Monday, Jan. 18, 1926
To Negotiate
The U. S. Ambassador to France, Mr. Myron T. Herrick, embraced the new French Ambassador to the U. S., M. Victor Henry Berenger, as the latter was about to set out from Paris for Washington last week. Mr. Herrick kissed M. Berenger first on one cheek and then on the other. At Paris this enthusiastic Latin farewell was cheered as evidence of Secretary Mellon's intention to meet M. Berenger at least half way when he should arrive at Washington and resume negotiations for the settlement of the French debt.
M. Berenger, as everyone knows, was a member of the ill-fated Caillaux debt mission (TIME, Oct. 5, 12) which set itself a rigid limit of seven days in which to beat down Secretary Mellon's terms, and departed in dudgeon when "Wizard" Caillaux was unable to do much more than exasperate everybody during that period. He took back to France, as everyone knows, only a stopgap U. S. offer to accept $40,000,000 a year for five years as a full discharge on the interest of the French debt for those years. The Painleve Cabinet, in which M. Caillaux was Finance Minister, fell (TIME, Nov. 9, Dec. 7) and the stopgap offer has not been heard of since.
It is well known that M. Berenger was opposed from the first to M. Caillaux's program of attempting to deal with Secretary Mellon "in the manner of an actor defying his landlady." Now Ambassador Berenger, Rapporteur General du budget au Senat, is supposed to be coming to present tactfully the books which show France's "capacity to pay," and with the intention of remaining in the U. S. until a settlement is reached based upon a mutual flinging of all cards upon the table.
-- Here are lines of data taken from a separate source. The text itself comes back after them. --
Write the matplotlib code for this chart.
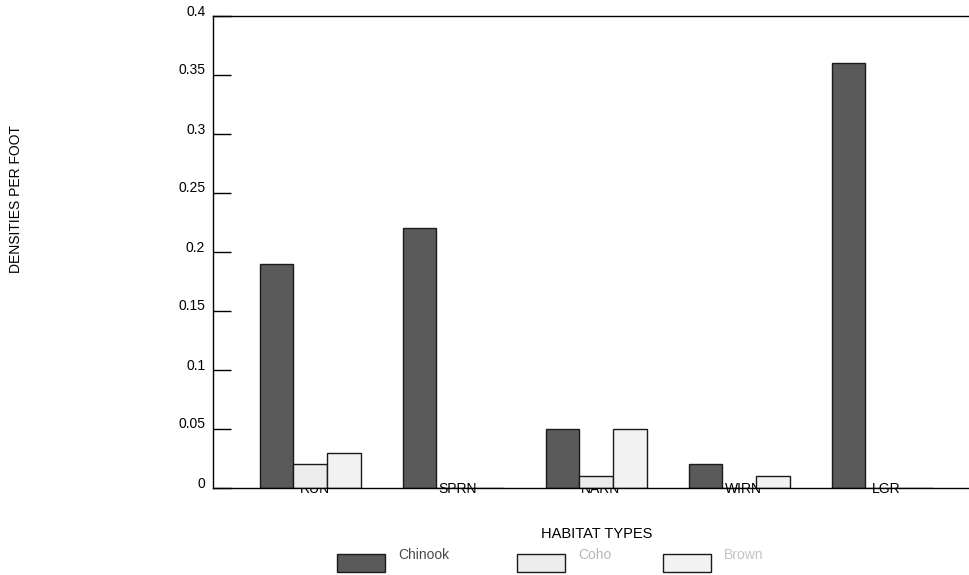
import numpy as np
from matplotlib import pyplot as plt
from matplotlib.patches import Rectangle
import matplotlib.transforms as mtransforms

plt.rcParams['font.family'] = ['Liberation Sans', 'DejaVu Sans']

habitats = ['RUN', 'SPRN', 'NARN', 'WIRN', 'LGR']
species = ['Chinook', 'Coho', 'Brown']
chinook = [0.19, 0.22, 0.05, 0.02, 0.36]
coho = [0.02, 0.0, 0.01, 0.0, 0.0]
brown = [0.03, 0.0, 0.05, 0.01, 0.0]
yticks = [0, 0.05, 0.1, 0.15, 0.2, 0.25, 0.3, 0.35, 0.4]
ytick_labels = ['0', '0.05', '0.1', '0.15', '0.2', '0.25', '0.3', '0.35', '0.4']

colors = ['#5a5a5a', '#ececec', '#f2f2f2']
text_colors = ['#4a4a4a', '#b8b8b8', '#c4c4c4']

fig = plt.figure(figsize=(9.69, 5.75), dpi=100)
W, H = 969.0, 575.0
ax = fig.add_axes([213/W, (575-488)/H, (968-213)/W, (488-16)/H])

x = np.arange(len(habitats))
w = 0.235
for i, vals in enumerate([chinook, coho, brown]):
    ax.bar(x + (i-1)*w, vals, w, color=colors[i], edgecolor='#1a1a1a', linewidth=1.0, zorder=3)

ax.set_xlim(-0.68, 4.60)
ax.set_ylim(0, 0.4)

ax.spines['right'].set_visible(False)
for s in ['left', 'bottom', 'top']:
    ax.spines[s].set_linewidth(1.0)
    ax.spines[s].set_color('black')
    ax.spines[s].set_zorder(4)

ax.set_yticks(yticks)
ax.set_yticklabels(ytick_labels)
ax.tick_params(axis='y', direction='in', length=13, width=1.0, pad=5.5, labelsize=10, colors='black')
offset = mtransforms.ScaledTranslation(0, 6/100, fig.dpi_scale_trans)
for lab in ax.get_yticklabels():
    lab.set_transform(lab.get_transform() + offset)

ax.set_xticks(x + 0.03)
ax.set_xticklabels(habitats)
ax.tick_params(axis='x', length=0, pad=-4, labelsize=10)

fig.text(597/W, 1 - 534/H, 'HABITAT TYPES', ha='center', va='center', fontsize=10.5)
fig.text(16/W, 1 - 199/H, 'DENSITIES PER FOOT', ha='center', va='center', rotation=90, fontsize=10)

# legend
patch_x = [337, 517, 663]
for i, name in enumerate(species):
    fig.add_artist(Rectangle((patch_x[i]/W, 1 - 572/H), 48/W, 18/H, transform=fig.transFigure,
                             facecolor=colors[i], edgecolor='#1a1a1a', linewidth=1.0))
    fig.text((patch_x[i] + 61)/W, 1 - 555/H, name, ha='left', va='center', fontsize=10, color=text_colors[i])

fig.savefig('out.png', dpi=100)
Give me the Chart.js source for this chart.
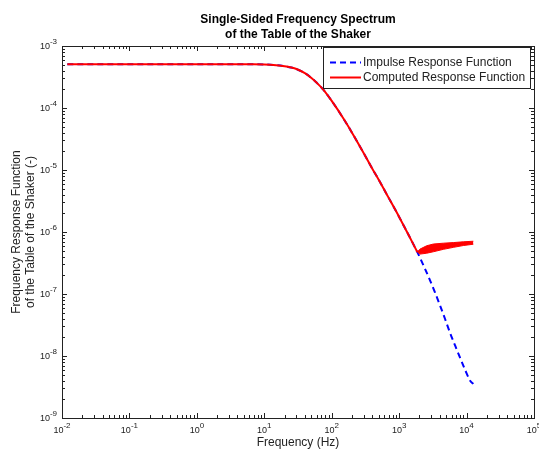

Meanwhile it was recalled that M. Berenger is almost better known in France as poet, author and editor than as the man who made reports on "High Explosives," "Modern War Tactics," "The National Safety" and "Our Colonial Armies," during the War.
His talent as a poet is not open to question among Frenchmen, who look to L'Academic franc,aise as their arbiter of culture. Several times that august body has appointed him its laureate. The thing is on record as a matter of fact--which impresses no people more than the French.
M. Berenger's optimistic, slightly "golden rule" philosophy of life was made known when he undertook to edit L'Art et la Vie, and later in a novel L'Effort. Mere "Effort" however did not suffice him long. His increasingly militant "golden rulism" found expression in the polemic daily, L'Action. That he holds no brief for mere crude babbitt attainment is clear to anyone who has read his L'Aristocratic Intellectuelle: "So long as a people do not grant to intellectual aristocracy its proper place, so long must their social system remain suspect to the wise and dangerous to the masses."
Incidentally the "intellectual aristocracy" of Paris has long frequented the Salon of Mme. Berenger, a charming daughter of the distinguished Delzant family.